アメリカ関税と投資利益の真相|「利益の90%を得る」は本当なのか?

資産運用、投資信託、NISA

米中貿易戦争などで関税が話題になって以降、「アメリカは投資利益の90%を奪っている」といった極端な主張を目にすることがあります。しかし、実際にそのような構造が成り立っているのでしょうか?この記事では、関税の仕組みや米国の貿易政策、投資利益との関係をもとにその真相を探っていきます。

そもそも関税とは何か?

関税とは、外国から輸入される商品に課される税金です。これにより、国内産業を守ったり、政府の歳入を確保する役割があります。たとえば、米国が中国からの製品に25%の関税をかければ、米国内でその商品が割高になります。

関税は基本的に「政府対企業」の話であり、個人投資家の利益配分に直接作用するものではありません。ただし、関税が企業の利益に与える影響は株価や投資収益にもつながっていきます。

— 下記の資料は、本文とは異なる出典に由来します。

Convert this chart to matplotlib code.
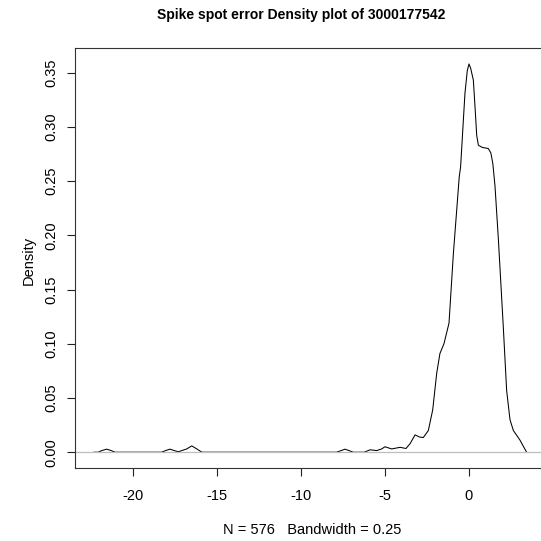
import matplotlib
matplotlib.use("Agg")
import matplotlib.pyplot as plt

# density curve
dens_x = [-22.32, -22.07, -21.85, -21.57, -21.3, -21.07,
          -18.3, -18.05, -17.8, -17.55, -17.3, -16.8, -16.5, -16.2, -15.9,
          -7.88, -7.6, -7.38, -7.15, -6.89,
          -6.23, -6.0, -5.89, -5.49, -5.2, -5.0, -4.6, -4.1, -3.75, -3.5,
          -3.21, -2.95, -2.72, -2.42, -2.16, -1.92, -1.73, -1.49, -1.19,
          -0.93, -0.58, -0.5, -0.24, -0.1, 0.0, 0.1, 0.26, 0.36, 0.46, 0.56,
          0.8, 1.15, 1.3, 1.42, 1.55, 1.75, 2.04, 2.24, 2.44, 2.64, 3.04, 3.25, 3.43]
dens_y = [0.0, 0.0, 0.0015, 0.0028, 0.0015, 0.0,
          0.0, 0.0015, 0.0028, 0.0015, 0.0004, 0.003, 0.0058, 0.003, 0.0,
          0.0, 0.0015, 0.0028, 0.0015, 0.0,
          0.0, 0.0015, 0.0022, 0.0015, 0.003, 0.005, 0.003, 0.0045, 0.0034, 0.008,
          0.016, 0.014, 0.0135, 0.020, 0.039, 0.073, 0.091, 0.100, 0.119,
          0.183, 0.254, 0.263, 0.331, 0.352, 0.358, 0.354, 0.343, 0.318, 0.292, 0.283,
          0.281, 0.280, 0.276, 0.266, 0.245, 0.196, 0.116, 0.057, 0.030, 0.020, 0.011, 0.005, 0.0]

xticks = [-20, -15, -10, -5, 0]
yticks = [0.00, 0.05, 0.10, 0.15, 0.20, 0.25, 0.30, 0.35]

plt.rcParams['font.family'] = ['Liberation Sans', 'DejaVu Sans']

fig = plt.figure(figsize=(5.41, 5.41), dpi=100)
ax = fig.add_axes([75/541, 73.3/541, 469.6/541, 419.7/541])

ax.plot(dens_x, dens_y, color='black', lw=0.75, zorder=1)
# zero line drawn on top of the curve, as R does
ax.axhline(0, color='#bebebe', lw=0.9, zorder=2)

ax.set_xlim(-23.45, 4.5)
ax.set_ylim(-0.0143, 0.3727)
ax.set_xticks(xticks)
ax.set_xticklabels([str(t) for t in xticks])
ax.set_yticks(yticks)
ax.set_yticklabels(['%.2f' % t for t in yticks], rotation=90, va='center')
ax.tick_params(axis='both', length=6, width=0.8, labelsize=10.5, color='#222222')
ax.tick_params(axis='x', pad=9)
ax.tick_params(axis='y', pad=6)
for s in ax.spines.values():
    s.set_color('#333333')
    s.set_linewidth(0.8)

fig.text(301.5/541, 1 - 14.5/541, 'Spike spot error Density plot of 3000177542',
         ha='center', va='center', fontsize=10, fontweight='bold')
fig.text(311.7/541, 1 - 530/541, 'N = 576   Bandwidth = 0.25',
         ha='center', va='center', fontsize=10.5)
fig.text(28.5/541, 1 - 260/541, 'Density', rotation=90,
         ha='center', va='center', fontsize=10.5)

fig.savefig('out.png', dpi=100)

「アメリカが90%の投資利益を得ている」の意味とは?

この表現は事実というより、比喩的な政治的主張である可能性が高いです。例えば、アメリカが強い交渉力をもって貿易協定を有利に進めたり、企業誘致の結果として巨額の投資を呼び込み、それに伴う利益を享受している――といった状況を大げさに表現したものかもしれません。

実際に、米国企業がグローバル展開をしていることで、高収益をあげているのは事実です。しかしそれは市場原理や競争力、技術優位性などに基づくものであり、「関税によって一方的に吸い取っている」わけではありません。

アメリカの関税政策は本当に有利に働いているのか?

トランプ政権時代の「アメリカ・ファースト」政策では、中国などに対して高関税を課すことで国内産業保護を図りました。しかし、これによりアメリカ国内でも原材料価格が上昇し、製造業が打撃を受けるなどの副作用も確認されています。

たとえば、農業分野では中国による報復関税により輸出が減り、米政府が農家に多額の補助金を出す事態も起こりました。つまり、関税でアメリカが常に「得」しているとは限らないのです。

グローバル経済の構造と投資利益

現代の経済はサプライチェーンが複雑に絡み合っており、アメリカ企業も中国、日本、ドイツなど他国の部品や技術を使って製品を作っています。したがって、一国が利益を「独占」する構造ではありません。

たとえば、Apple社のiPhoneはアメリカ企業の製品ですが、多くの部品は日本・韓国・中国・台湾製です。最終的な利益の分配も各国に分散しており、「アメリカだけが90%得をする」とは言えません。

投資家目線で見るとどうか?

アメリカの株式市場は確かに世界的に強く、S&P500やNASDAQなどのパフォーマンスは長期的に高い傾向にあります。これはGAFAをはじめとする成長企業の多さ、資本市場の厚み、規制の透明性が背景にあります。

しかし、日本や他国から投資している人も同じくそのリターンを享受しています。よって「アメリカが利益の90%を得る」というより、強い市場に世界中の資金が集まり、その果実を各国の投資家が得ているというのが実態に近いでしょう。

まとめ:数字に惑わされず、冷静な視点を

「アメリカが投資利益の90%を得る」といった表現は、経済的な構造を誤解させる誇張表現の可能性があります。実際の利益配分はより複雑で、国際経済の連携と分業の中で多国間にまたがっています。

正確な理解には関税の仕組み、企業の収益構造、グローバル経済の成り立ちを総合的に見ることが不可欠です。情報に惑わされず、投資判断はファクトベースで行いましょう。